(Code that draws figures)
....................

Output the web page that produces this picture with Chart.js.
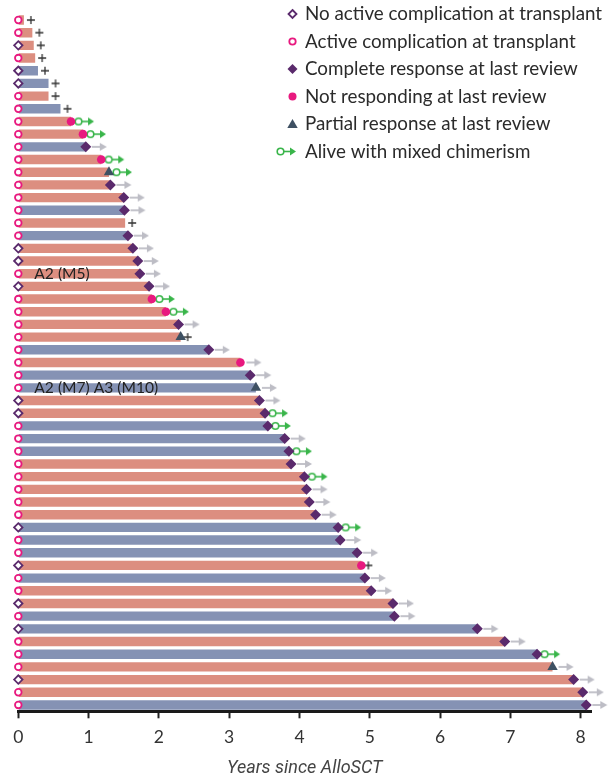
<!DOCTYPE html>
<html>
<head>
<meta charset="utf-8">
<script src="https://cdn.jsdelivr.net/npm/chart.js"></script>
<style>
  html, body { margin: 0; padding: 0; background: #fff; }
  #wrap { width: 610px; height: 781px; position: relative; }
</style>
</head>
<body>
<div id="wrap"><canvas id="swimmer-chart"></canvas></div>
<script>
// one row per patient, top to bottom
var patients = ["1","2","3","4","5","6","7","8","9","10","11","12","13","14","15","16","17","18","19","20",
  "21","22","23","24","25","26","27","28","29","30","31","32","33","34","35","36","37","38","39","40",
  "41","42","43","44","45","46","47","48","49","50","51","52","53","54","55"];
// years since AlloSCT at last review
var years = [0.08, 0.20, 0.22, 0.24, 0.28, 0.43, 0.43, 0.60, 0.75, 0.92,
  0.96, 1.18, 1.29, 1.31, 1.50, 1.51, 1.52, 1.56, 1.63, 1.70,
  1.73, 1.86, 1.90, 2.10, 2.28, 2.31, 2.71, 3.16, 3.30, 3.38,
  3.43, 3.51, 3.55, 3.79, 3.85, 3.88, 4.07, 4.10, 4.14, 4.23,
  4.55, 4.58, 4.82, 4.88, 4.93, 5.02, 5.33, 5.35, 6.53, 6.92,
  7.38, 7.60, 7.90, 8.03, 8.08];
// bar colour group
var barGroup = ["A","A","A","A","B","B","A","B","A","A","B","A","A","A","A","B","A","B","A","A",
  "A","A","A","A","A","A","B","A","B","B","A","A","B","B","B","A","A","A","A","A",
  "B","B","B","A","B","A","A","B","B","A","B","A","A","A","B"];
// status at transplant: N = no active complication, C = active complication
var atTransplant = ["C","C","N","C","N","N","C","C","C","C","C","C","C","C","C","C","C","C","N","N",
  "C","N","C","C","C","C","C","C","C","C","N","N","C","C","C","C","C","C","C","C",
  "N","C","C","N","C","C","N","C","N","C","C","C","N","C","C"];
// response at last review: CR complete, NR not responding, PR partial, "" none
var response = ["","","","","","","","","NR","NR","CR","NR","PR","CR","CR","CR","","CR","CR","CR",
  "CR","CR","NR","NR","CR","PR","CR","NR","CR","PR","CR","CR","CR","CR","CR","CR","CR","CR","CR","CR",
  "CR","CR","CR","NR","CR","CR","CR","CR","CR","CR","CR","PR","CR","CR","CR"];
// outcome: alive, dead, mixed (alive with mixed chimerism)
var outcome = ["dead","dead","dead","dead","dead","dead","dead","dead","mixed","mixed",
  "alive","mixed","mixed","alive","alive","alive","dead","alive","alive","alive",
  "alive","alive","mixed","mixed","alive","dead","alive","alive","alive","alive",
  "alive","mixed","mixed","alive","mixed","alive","mixed","alive","alive","alive",
  "mixed","alive","alive","dead","alive","alive","alive","alive","alive","alive",
  "mixed","alive","alive","alive","alive"];
var noteRows = ["21", "30"];
var noteTexts = ["A2 (M5)", "A2 (M7) A3 (M10)"];
var xTicks = [0, 1, 2, 3, 4, 5, 6, 7, 8];
var legendLabels = [
  "No active complication at transplant",
  "Active complication at transplant",
  "Complete response at last review",
  "Not responding at last review",
  "Partial response at last review",
  "Alive with mixed chimerism"
];

var SALMON = "#DC8E80", BLUE = "#8592B4", PURPLE = "#5A2A6C", PINK = "#E8197F",
    SLATE = "#3E5062", GREEN = "#39B54A", GREY = "#BDBDC5", INK = "#2B2B2B";

function drawArrow(g, x, y) {
  g.strokeStyle = GREY; g.fillStyle = GREY; g.lineWidth = 1.8;
  g.beginPath(); g.moveTo(x + 6, y); g.lineTo(x + 15, y); g.stroke();
  g.beginPath(); g.moveTo(x + 14, y - 4); g.lineTo(x + 21, y); g.lineTo(x + 14, y + 4); g.closePath(); g.fill();
}
function drawPlus(g, x, y) {
  g.strokeStyle = "#333"; g.lineWidth = 1.3;
  g.beginPath();
  g.moveTo(x + 3, y); g.lineTo(x + 11, y);
  g.moveTo(x + 7, y - 4); g.lineTo(x + 7, y + 4);
  g.stroke();
}
function drawChim(g, x, y) {
  g.strokeStyle = GREEN; g.fillStyle = GREEN; g.lineWidth = 1.6;
  g.beginPath(); g.moveTo(x + 11, y); g.lineTo(x + 18, y); g.stroke();
  g.beginPath(); g.moveTo(x + 17, y - 4); g.lineTo(x + 23, y); g.lineTo(x + 17, y + 4); g.closePath(); g.fill();
  g.beginPath(); g.arc(x + 7.5, y, 3.3, 0, Math.PI * 2);
  g.fillStyle = "#fff"; g.fill(); g.stroke();
}
function stamp(draw) {
  var c = document.createElement("canvas");
  c.width = 56; c.height = 14;
  draw(c.getContext("2d"), 28, 7);
  return c;
}

function pick(list, key, atEnd) {
  var out = [];
  for (var i = 0; i < patients.length; i++) {
    if (list[i] === key) out.push({ x: atEnd ? years[i] : 0, y: patients[i] });
  }
  return out;
}

function marker(data, style, radius, fill, stroke, bw, order) {
  return {
    type: "scatter", data: data, pointStyle: style, pointRadius: radius,
    backgroundColor: fill, borderColor: stroke, borderWidth: bw,
    order: order, clip: false
  };
}

var overlay = {
  id: "overlay",
  afterDatasetsDraw: function (chart) {
    var ctx = chart.ctx, xs = chart.scales.x, ys = chart.scales.y;
    ctx.save();
    ctx.font = "15.6px Lato";
    ctx.fillStyle = "#222";
    ctx.textBaseline = "middle";
    noteRows.forEach(function (r, i) {
      ctx.fillText(noteTexts[i], xs.getPixelForValue(0) + 16, ys.getPixelForValue(patients.indexOf(r)) + 0.5);
    });
    ctx.restore();
  },
  afterDraw: function (chart) {
    var ctx = chart.ctx, ix = 292.5, tx = 305;
    ctx.save();
    legendLabels.forEach(function (t, i) {
      var y = 14 + i * 27.5;
      ctx.lineWidth = 1.8;
      if (i === 0) {
        ctx.beginPath(); ctx.moveTo(ix, y - 4); ctx.lineTo(ix + 4, y); ctx.lineTo(ix, y + 4); ctx.lineTo(ix - 4, y); ctx.closePath();
        ctx.fillStyle = "#fff"; ctx.fill(); ctx.strokeStyle = PURPLE; ctx.stroke();
      } else if (i === 1) {
        ctx.beginPath(); ctx.arc(ix, y, 3.2, 0, Math.PI * 2);
        ctx.fillStyle = "#fff"; ctx.fill(); ctx.strokeStyle = PINK; ctx.stroke();
      } else if (i === 2) {
        ctx.beginPath(); ctx.moveTo(ix, y - 5); ctx.lineTo(ix + 5, y); ctx.lineTo(ix, y + 5); ctx.lineTo(ix - 5, y); ctx.closePath();
        ctx.fillStyle = PURPLE; ctx.fill();
      } else if (i === 3) {
        ctx.beginPath(); ctx.arc(ix, y, 4, 0, Math.PI * 2); ctx.fillStyle = PINK; ctx.fill();
      } else if (i === 4) {
        ctx.beginPath(); ctx.moveTo(ix, y - 5); ctx.lineTo(ix + 5.2, y + 4); ctx.lineTo(ix - 5.2, y + 4); ctx.closePath();
        ctx.fillStyle = SLATE; ctx.fill();
      } else {
        drawChim(ctx, 273, y);
      }
      ctx.font = "18.8px Lato";
      ctx.fillStyle = INK;
      ctx.textBaseline = "middle";
      ctx.fillText(t, tx, y);
    });
    ctx.restore();
  }
};

var arrowImg = stamp(drawArrow), plusImg = stamp(drawPlus), chimImg = stamp(drawChim);

new Chart(document.getElementById("swimmer-chart"), {
  type: "bar",
  data: {
    labels: patients,
    datasets: [
      marker(pick(atTransplant, "N", false), "rectRot", 4.2, "#fff", PURPLE, 1.8, 0),
      marker(pick(atTransplant, "C", false), "circle", 3.3, "#fff", PINK, 1.8, 0),
      marker(pick(response, "CR", true), "rectRot", 5.5, PURPLE, PURPLE, 0, 0),
      marker(pick(response, "NR", true), "circle", 4.3, PINK, PINK, 0, 0),
      marker(pick(response, "PR", true), "triangle", 6, SLATE, SLATE, 0, 0),
      marker(pick(outcome, "alive", true), arrowImg, 4, GREY, GREY, 0, 1),
      marker(pick(outcome, "dead", true), plusImg, 4, "#333", "#333", 0, 1),
      marker(pick(outcome, "mixed", true), chimImg, 4, GREEN, GREEN, 0, 1),
      {
        type: "bar",
        data: years,
        backgroundColor: barGroup.map(function (g) { return g === "A" ? SALMON : BLUE; }),
        borderWidth: 0,
        barPercentage: 0.74,
        categoryPercentage: 1,
        order: 2
      }
    ]
  },
  options: {
    indexAxis: "y",
    responsive: true,
    maintainAspectRatio: false,
    animation: false,
    events: [],
    layout: { padding: { left: 18.3, right: 18.8, top: 13.66, bottom: 0 } },
    plugins: { legend: { display: false }, tooltip: { enabled: false } },
    scales: {
      y: { type: "category", display: false, offset: true },
      x: {
        type: "linear",
        position: "bottom",
        min: 0,
        max: 8.15,
        afterBuildTicks: function (s) { s.ticks = xTicks.map(function (v) { return { value: v }; }); },
        afterFit: function (s) { s.height = 69.7; },
        grid: { display: true, drawOnChartArea: false, drawTicks: true, tickLength: 7, tickWidth: 2, tickColor: "#222" },
        border: { display: true, color: "#1a1a1a", width: 3 },
        ticks: { font: { family: "Lato", size: 17.5 }, color: "#333", padding: 9, maxRotation: 0 },
        title: {
          display: true,
          text: "Years since AlloSCT",
          color: "#444",
          font: { family: "Roboto", size: 18, style: "italic" },
          padding: { top: 4, bottom: 1.5 }
        }
      }
    }
  },
  plugins: [overlay]
});
</script>
</body>
</html>
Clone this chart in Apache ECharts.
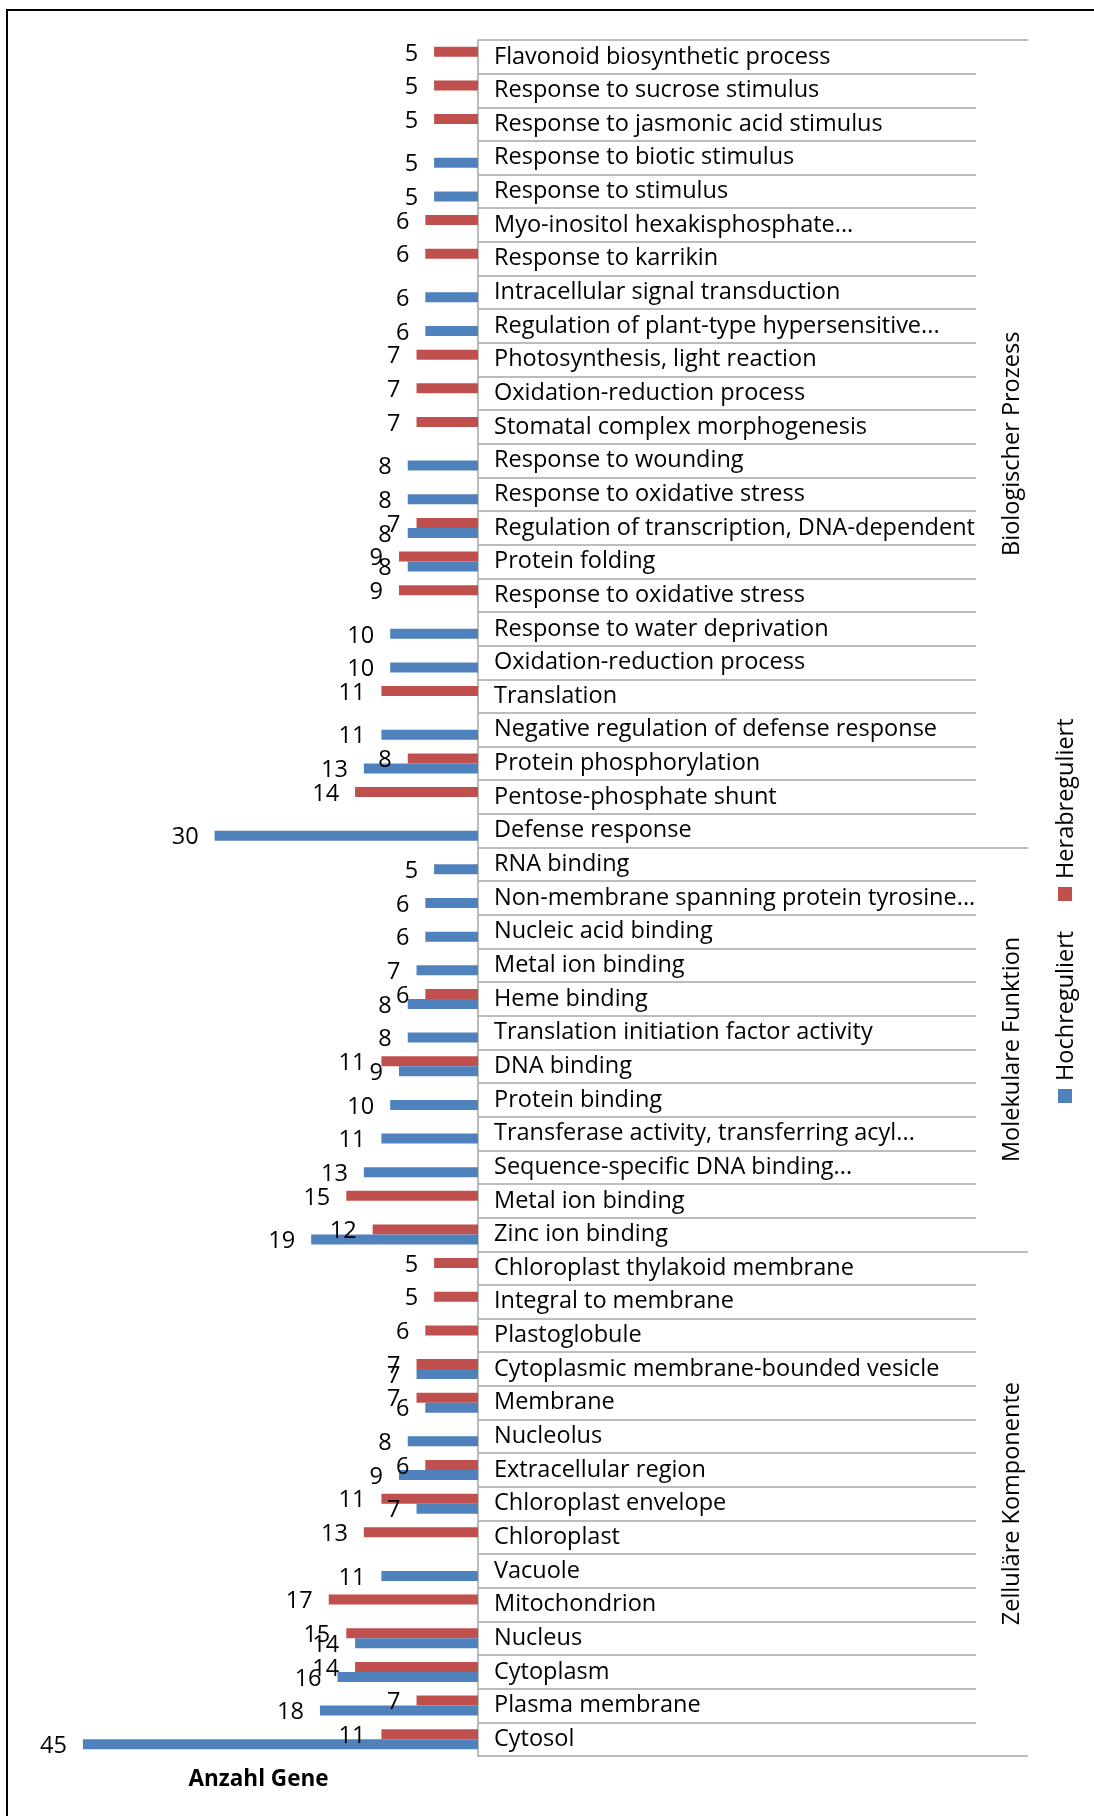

....................

### AIM
Spot every line that holds "this" and copy it.

### SOLUTION TO THE PROBLEM
Output the web page that produces this picture with Chart.js.
Clone this chart in Apache ECharts.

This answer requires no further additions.